Clifton Inv. Co. v. Commissioner
312 F.2d 719 (6th Cir. 1963)

  • Clifton was a real estate investment corporation. They owned an office building in Cincinnati and leased it to a bank. The city bought the building using eminent domain.
  • Clifton took the money from the sale and bought 80% of the stock in a holding company that owned nothing but the right to purchase a hotel in New York.
    • The corporation went on to buy the hotel.
  • When they filed their taxes, Clifton treated the gain they made on the sale of the Cincinnati hotel as non-recognizable based 26 U.S.C. §1033.
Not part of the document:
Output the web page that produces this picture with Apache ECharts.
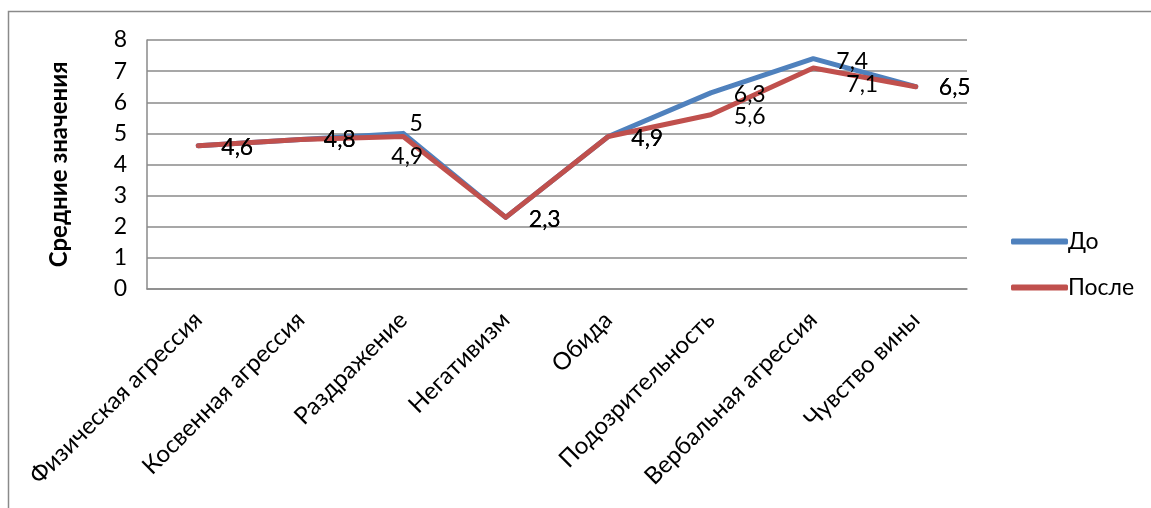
<!DOCTYPE html>
<html><head><meta charset="utf-8">
<script src="https://cdn.jsdelivr.net/npm/echarts@6/dist/echarts.min.js"></script>
<style>html,body{margin:0;padding:0;background:#fff}#c{width:1151px;height:508px}</style>
</head><body><div id="c"></div>
<script>
const categories = ['Физическая агрессия','Косвенная агрессия','Раздражение','Негативизм','Обида','Подозрительность','Вербальная агрессия','Чувство вины'];
const before = [4.6, 4.8, 5, 2.3, 4.9, 6.3, 7.4, 6.5];
const after = [4.6, 4.8, 4.9, 2.3, 4.9, 5.6, 7.1, 6.5];
const yTicks = [0,1,2,3,4,5,6,7,8];
const seriesNames = ['До','После'];

// label offsets (pixels, relative to the point)
const beforeLabelOffsets = [[39,2],[39,0],[13,-10],[39,2],[39,2],[39,2],[39,3],[39,1]];
const afterLabelOffsets  = [[39,2],[39,0],[4,20],[39,2],[39,2],[39,2],[49,17],[39,1]];

const FONT = 'Lato, "Open Sans", sans-serif';
function mk(values, offs){
  return values.map((v,i)=>({value:v,label:{offset:offs[i]}}));
}
const chart = echarts.init(document.getElementById('c'), null, {renderer:'canvas'});
chart.setOption({
  animation:false,
  textStyle:{fontFamily:FONT},
  graphic:[{type:'rect',shape:{x:8.5,y:11.5,width:1200,height:600},style:{fill:'none',stroke:'#8a8a8a',lineWidth:1.5},silent:true}],
  grid:{left:147,right:184,top:40,bottom:219,containLabel:false},
  legend:{
    orient:'vertical',left:1006,top:225,itemWidth:57,itemHeight:6,itemGap:23,icon:'roundRect',
    textStyle:{fontFamily:FONT,fontSize:23,color:'#000',padding:[0,0,0,-5]},
    data:seriesNames
  },
  xAxis:{
    type:'category',data:categories,boundaryGap:true,
    axisLine:{show:true,lineStyle:{color:'#8a8a8a',width:1.5}},
    axisTick:{show:false},
    axisLabel:{rotate:45,interval:0,margin:27,fontFamily:FONT,fontSize:24,color:'#000'}
  },
  yAxis:{
    type:'value',min:0,max:8,interval:1,
    name:'Средние значения',nameLocation:'middle',nameGap:76,nameRotate:90,
    nameTextStyle:{fontFamily:FONT,fontSize:24,fontWeight:'bold',color:'#000'},
    axisLine:{show:true,lineStyle:{color:'#8a8a8a',width:1.5}},
    axisTick:{show:false},
    splitLine:{show:true,lineStyle:{color:'#8a8a8a',width:1.5}},
    axisLabel:{margin:20,fontFamily:FONT,fontSize:23,color:'#000',formatter:v=>yTicks.includes(v)?String(v):''}
  },
  series:[
    {name:seriesNames[0],type:'line',data:mk(before,beforeLabelOffsets),symbol:'circle',symbolSize:1,
     itemStyle:{color:'#4F81BD'},lineStyle:{color:'#4F81BD',width:5,cap:'round',join:'round'},
     label:{show:true,position:'inside',fontFamily:FONT,fontSize:23,color:'#000',formatter:p=>String(p.value).replace('.',',')}},
    {name:seriesNames[1],type:'line',data:mk(after,afterLabelOffsets),symbol:'circle',symbolSize:1,
     itemStyle:{color:'#C0504D'},lineStyle:{color:'#C0504D',width:5,cap:'round',join:'round'},
     label:{show:true,position:'inside',fontFamily:FONT,fontSize:23,color:'#000',formatter:p=>String(p.value).replace('.',',')}}
  ]
});
</script></body></html>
    • The IRS argued that §1033 is only applicable if the taxpayer buys property of like-kind to what they were forced to sell. In this case, Clifton sold an office building and bought a hotel. Those are two different things, so the §1033 exemption doesn't apply.
    • Clifton argued that they were in the business of collecting rent, and that rent from an office building was the same as rent from a hotel, the new property was "similar or related in service or use" to the building they had been forced to sell, so the §1033 exemption does apply.
  • The Tax Court found for the IRS. Clifton appealed.
  • The Appellate Court affirmed.
    • The Appellate Court found that renting out an office building to a company was not the same as running a hotel.
    • The Court found that §1033 was designed to allow a taxpayer to continue their previous business. Clifton was now in an entirely new business, so §1033 does not apply.